The book is at its weakest when Grossman falls into explaining, which he does through direct address and, too often, exclamation. This is partially forgivable, as Grossman sometimes assumes the identity of Descartes in his letters to Princess Elizabeth. However, within the poems, the exclamations draw the reader out of the moment and put too strong a Grossman stamp on the poem.

There is a balance to be had. In the final poem, “Votre Altresse,” the reader sees a thinkers’ sympathy between Grossman and Descartes. Descartes’ final days are spent in a foreign court where he is beleaguered and misunderstood. He will die as a showpiece, a novelty, in the court of Queen Christina of Sweden.

Grossman sets a high intellectual bar with his new book, and he touches that bar, I think. But I did not detect anything novel in the conversations of philosophy or poetry.

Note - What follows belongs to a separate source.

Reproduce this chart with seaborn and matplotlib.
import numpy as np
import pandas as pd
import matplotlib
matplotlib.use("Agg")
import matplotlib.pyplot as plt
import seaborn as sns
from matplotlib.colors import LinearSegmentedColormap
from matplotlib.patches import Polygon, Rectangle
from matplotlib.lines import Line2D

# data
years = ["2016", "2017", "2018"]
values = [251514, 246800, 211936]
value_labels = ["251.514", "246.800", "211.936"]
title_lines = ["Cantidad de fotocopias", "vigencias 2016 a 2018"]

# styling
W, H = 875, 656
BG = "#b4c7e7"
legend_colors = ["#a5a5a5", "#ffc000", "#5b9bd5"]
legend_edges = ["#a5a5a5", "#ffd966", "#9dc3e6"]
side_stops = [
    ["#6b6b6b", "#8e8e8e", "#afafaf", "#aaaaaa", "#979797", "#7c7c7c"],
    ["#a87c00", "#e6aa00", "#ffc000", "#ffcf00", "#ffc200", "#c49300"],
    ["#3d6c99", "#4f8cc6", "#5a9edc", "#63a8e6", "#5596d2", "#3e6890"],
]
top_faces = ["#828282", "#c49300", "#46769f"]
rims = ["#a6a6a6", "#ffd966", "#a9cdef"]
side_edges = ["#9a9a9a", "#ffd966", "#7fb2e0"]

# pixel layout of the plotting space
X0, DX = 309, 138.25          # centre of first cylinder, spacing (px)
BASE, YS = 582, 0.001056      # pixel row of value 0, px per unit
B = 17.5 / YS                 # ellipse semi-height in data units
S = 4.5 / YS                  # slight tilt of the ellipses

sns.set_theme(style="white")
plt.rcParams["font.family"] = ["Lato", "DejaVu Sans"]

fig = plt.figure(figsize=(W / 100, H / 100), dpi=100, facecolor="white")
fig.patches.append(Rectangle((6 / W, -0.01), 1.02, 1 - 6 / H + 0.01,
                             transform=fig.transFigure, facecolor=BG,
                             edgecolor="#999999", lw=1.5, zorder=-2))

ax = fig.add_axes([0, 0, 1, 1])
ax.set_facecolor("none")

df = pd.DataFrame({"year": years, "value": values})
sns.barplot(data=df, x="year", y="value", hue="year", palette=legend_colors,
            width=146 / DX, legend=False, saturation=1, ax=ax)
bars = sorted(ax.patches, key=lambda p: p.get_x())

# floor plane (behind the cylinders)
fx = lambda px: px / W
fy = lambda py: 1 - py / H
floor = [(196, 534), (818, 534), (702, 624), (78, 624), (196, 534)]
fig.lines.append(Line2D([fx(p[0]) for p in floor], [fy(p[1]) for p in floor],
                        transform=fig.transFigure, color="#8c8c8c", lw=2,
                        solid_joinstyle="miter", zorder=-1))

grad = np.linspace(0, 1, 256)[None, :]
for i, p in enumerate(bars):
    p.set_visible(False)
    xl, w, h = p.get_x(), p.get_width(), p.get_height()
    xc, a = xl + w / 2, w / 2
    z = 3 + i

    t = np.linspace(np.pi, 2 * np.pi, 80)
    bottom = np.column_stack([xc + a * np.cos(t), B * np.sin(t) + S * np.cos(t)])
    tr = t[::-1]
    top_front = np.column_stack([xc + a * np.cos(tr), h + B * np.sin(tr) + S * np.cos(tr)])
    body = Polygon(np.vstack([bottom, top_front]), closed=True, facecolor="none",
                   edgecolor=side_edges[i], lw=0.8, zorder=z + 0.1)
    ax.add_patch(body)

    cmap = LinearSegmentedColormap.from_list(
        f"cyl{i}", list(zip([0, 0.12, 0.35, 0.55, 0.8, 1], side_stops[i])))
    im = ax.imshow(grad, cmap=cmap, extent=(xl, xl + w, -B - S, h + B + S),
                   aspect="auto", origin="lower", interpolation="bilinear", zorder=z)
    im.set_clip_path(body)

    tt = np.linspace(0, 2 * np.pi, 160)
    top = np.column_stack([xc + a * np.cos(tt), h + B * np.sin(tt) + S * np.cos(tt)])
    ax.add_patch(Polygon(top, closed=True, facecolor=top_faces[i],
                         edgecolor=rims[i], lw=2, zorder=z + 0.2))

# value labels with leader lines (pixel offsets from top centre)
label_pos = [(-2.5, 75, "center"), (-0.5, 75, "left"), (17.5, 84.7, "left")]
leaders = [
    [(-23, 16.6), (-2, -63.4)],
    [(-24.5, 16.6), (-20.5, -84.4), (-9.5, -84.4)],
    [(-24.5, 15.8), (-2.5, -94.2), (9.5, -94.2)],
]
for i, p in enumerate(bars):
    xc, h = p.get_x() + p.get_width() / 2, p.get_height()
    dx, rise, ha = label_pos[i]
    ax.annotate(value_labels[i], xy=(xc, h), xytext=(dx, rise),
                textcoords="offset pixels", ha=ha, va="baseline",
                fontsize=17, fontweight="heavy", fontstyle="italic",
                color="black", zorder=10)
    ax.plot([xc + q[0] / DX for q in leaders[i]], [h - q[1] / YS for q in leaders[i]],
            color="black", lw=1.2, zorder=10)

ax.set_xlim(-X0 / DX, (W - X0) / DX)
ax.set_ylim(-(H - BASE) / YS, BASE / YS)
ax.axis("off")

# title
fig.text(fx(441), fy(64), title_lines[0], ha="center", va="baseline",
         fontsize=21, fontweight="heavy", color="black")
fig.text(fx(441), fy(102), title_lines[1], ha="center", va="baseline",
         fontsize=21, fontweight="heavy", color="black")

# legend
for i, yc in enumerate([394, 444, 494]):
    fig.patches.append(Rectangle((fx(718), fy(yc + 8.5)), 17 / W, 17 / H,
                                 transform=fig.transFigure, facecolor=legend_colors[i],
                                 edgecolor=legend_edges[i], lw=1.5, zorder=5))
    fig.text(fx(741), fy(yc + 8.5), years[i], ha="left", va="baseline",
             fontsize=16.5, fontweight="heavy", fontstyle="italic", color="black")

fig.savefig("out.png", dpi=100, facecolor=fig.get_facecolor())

Although he does a nice job of framing the classic dilemmas of Descartes, he does not add anything new.

*


Splay Anthem

Friday, November 10th, 2006

by Nathaniel Mackey
New Directions 2006
Reviewed by Mike McDonough

8_5

Andoumboulosity Recursion

mackey coverTitle sound familiar?  More than vaguely P-Funk?  It should.  What’s new about Nathaniel Mackey’s Splay Anthem is that it’s P-Funk for Academe. What I see is an historic opportunity to heal the breach that has festered since 1967, when Le Roi Jones was arrested during the Newark riots on trumped-up weapons charges, and quickly sentenced after one of his poems was read as evidence.  After that, it’s not hard to understand that Jones might ditch his white friends, change his name and go home to the black nationalist ghetto, never to return: how a remedial action might become a long-term breach.

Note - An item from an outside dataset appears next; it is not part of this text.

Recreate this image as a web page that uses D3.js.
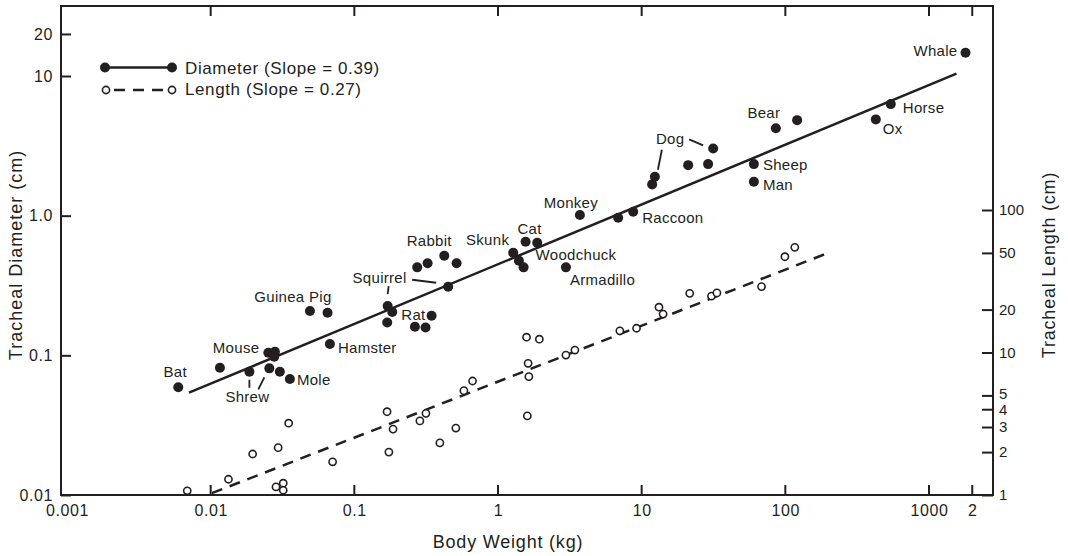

Part of what I think should be remembered about Jones is a book called Black Music, a collection of insistent, urgently vernacular reviews of Free-Jazzers.  His brilliant folk wisdom is marred by a despair that whites can’t understand this music, that white thinking is crabbed, top-down reasoning, while black thinking is body-wise and never the twain shall meet: all this even as Jones is exercising his own prodigious powers of logic and reason to build the wall.  I read such divisions with pain at the loss: even Olson was saying, Hey! Universities! You might be able to USE ‘em.

Nicole Terez, who came up through Cave Canem, a program for African-American writers, led me back to Baraka’s book.  She sees this musical tradition as speaking to America as a whole: no reason to dis Louis Armstrong as a sellout: it’s all good.  It’s not that she is blind to Baraka’s nationalism, but that she won’t throw out the good stuff, of which much remains.  She trusts the reader: and as noted by others, the threads, though braided, stand out as visibly wrong—a nod to the 9/11 poem he’d write suggesting the Jews were all conveniently evacuated, and that the attack was an inside job.  It’s tragic.  Baraka tends to bring down with him a tradition of amazing variety and life, the relevance of African tradition to America as a whole.

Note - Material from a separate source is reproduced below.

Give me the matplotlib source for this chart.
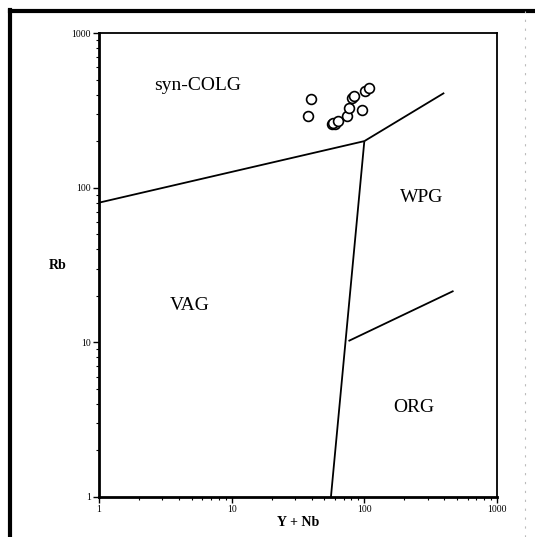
import matplotlib
matplotlib.use("Agg")
import matplotlib.pyplot as plt
from matplotlib.lines import Line2D

plt.rcParams['font.family'] = ['Liberation Serif', 'DejaVu Serif']

# Sample data (Y+Nb, Rb)
y_nb = [39.6, 37.4, 56.7, 60.0, 58.0, 63.0, 73.6, 76.5, 81.0, 83.5, 95.5, 102.0, 108.0]
rb   = [372, 290, 260, 258, 262, 269, 290, 328, 378, 391, 317, 423, 439]

# Discrimination boundaries (Pearce et al. 1984)
syncolg_vag_x = [1, 100]
syncolg_vag_y = [80, 200]
syncolg_wpg_x = [100, 400]
syncolg_wpg_y = [200, 410]
vag_wpg_x = [56, 100]
vag_wpg_y = [1, 200]
wpg_org_x = [76, 470]
wpg_org_y = [10.2, 21.5]

field_labels = ["syn-COLG", "WPG", "VAG", "ORG"]
field_x = [5.5, 272, 4.8, 236]
field_y = [460, 86, 17.4, 3.8]

fig = plt.figure(figsize=(5.35, 5.37), dpi=100)
ax = fig.add_axes([0.185, 0.0745, 0.744, 0.864])
ax.set_xscale('log')
ax.set_yscale('log')
ax.set_xlim(1, 1000)
ax.set_ylim(1, 1000)

for xs, ys in [(syncolg_vag_x, syncolg_vag_y), (syncolg_wpg_x, syncolg_wpg_y),
               (vag_wpg_x, vag_wpg_y), (wpg_org_x, wpg_org_y)]:
    ax.plot(xs, ys, color='black', lw=1.3, solid_capstyle='butt')

ax.scatter(y_nb, rb, s=50, facecolors='white', edgecolors='black', linewidths=1.2, zorder=3)

for t, x, y in zip(field_labels, field_x, field_y):
    ax.text(x, y, t, fontsize=14, ha='center', va='center')

ax.set_xticks([1, 10, 100, 1000])
ax.set_xticklabels(['1', '10', '100', '1000'])
ax.set_yticks([1, 10, 100, 1000])
ax.set_yticklabels(['1', '10', '100', '1000'])
ax.tick_params(axis='both', which='major', direction='out', length=4, width=1, labelsize=7, pad=2)
ax.tick_params(axis='both', which='minor', direction='out', length=2, width=0.8)
ax.tick_params(top=False, right=False, which='both')
for side in ['left', 'bottom']:
    ax.spines[side].set_linewidth(2.0)
for side in ['top', 'right']:
    ax.spines[side].set_linewidth(1.3)

ax.set_xlabel('Y + Nb', fontsize=10, fontweight='bold', labelpad=1)
ax.text(-0.105, 0.5, 'Rb', transform=ax.transAxes, fontsize=10, fontweight='bold',
        ha='center', va='center')

# outer frame (thick left and top border, faint right edge)
fig.add_artist(Line2D([10/535, 10/535], [0, 1 - 10/537], transform=fig.transFigure,
                      color='black', lw=3))
fig.add_artist(Line2D([10/535, 1], [1 - 11/537, 1 - 11/537], transform=fig.transFigure,
                      color='black', lw=3))
fig.add_artist(Line2D([525/535, 525/535], [0, 1 - 11/537], transform=fig.transFigure,
                      color='#bbbbbb', lw=0.8, ls=(0, (2, 6))))

fig.savefig('out.png', dpi=100)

Nathaniel Mackey’s intro to Splay Anthem is a masterful naming and reclaiming: a jazz critic and poet healing the breach heralded in Black Music.  Other disciples of Olson address rifts in academia, but not the hyphen in African-American.  This is what Ralph Ellison was talking about for all those years, and getting called Uncle Tom and worse for his pains.  Reread Mackey’s introduction: it’s a pretzel, but keep at it: every one of the artists he mentions takes us right back to the mid-60’s moment when Le Roi was letting us in on some heavy shit, still on the same train with Olson and Creeley, Duncan Bending the Bow, and Ayler, Coltrane and Coleman blowing their hearts out (and minds) to tell us what was going down. And the poems—a weaving of two series that mark another chapter in a project that’s marked his career—are equally smart, rhythmic, and rewarding:

                                                    Death
Lake also there… Where we were rubbed    
    earth in our faces, a feeling we had
        for debris. Nub, no longer standing,
      filled the air, an exact powder, fell
                                                    as
      we ran through it, earth-sway swaddling
                                                    our
   feet

Up till now, the roadblock to reclaiming this tradition was partly a sense that avant-jazzers had left mind for moan, that tweeds couldn’t in good conscience cotton to tribal neoprimitivism: look at the sulfurous rifts widening beneath their feet.  Just as I can’t blame Baraka for taking his ball and going home, I can’t blame the tweeds for not committing suicide.  See how Mackey reclaims the vernacular bite for the brain: “the imperial flailing republic of the Nub the United States has become, the shrunken place the earth has become, planet Nub.  In a match that seems to have been made in hell, hijacked airliners echo and further entrench a hijacked election, cycles of recriminatory assault further confirming a regime of echo the recourse to echo would cure homeopathically if it could.” 

See if you don’t agree that since the midterm elections, that statement is now much more mainstream.  Baraka has been saying that for 40 years, but without the nod to ecology linking American crabbiness with planetary crabbiness.  The vicious circle of isms has been stretched by history into a spiral, a spring.  We are ready to reclaim and leap.  Tweeds can vote for Mackey, welcoming the cool music and deep cultural critique without fear, with a real need for common cause.  This is just the time to hear Mackey’s voice.  The healing he offers is real and relevant: which is why I think Splay Anthem is a contender.  Don’t miss Nathaniel Mackey’s anthology of jazz writing, either.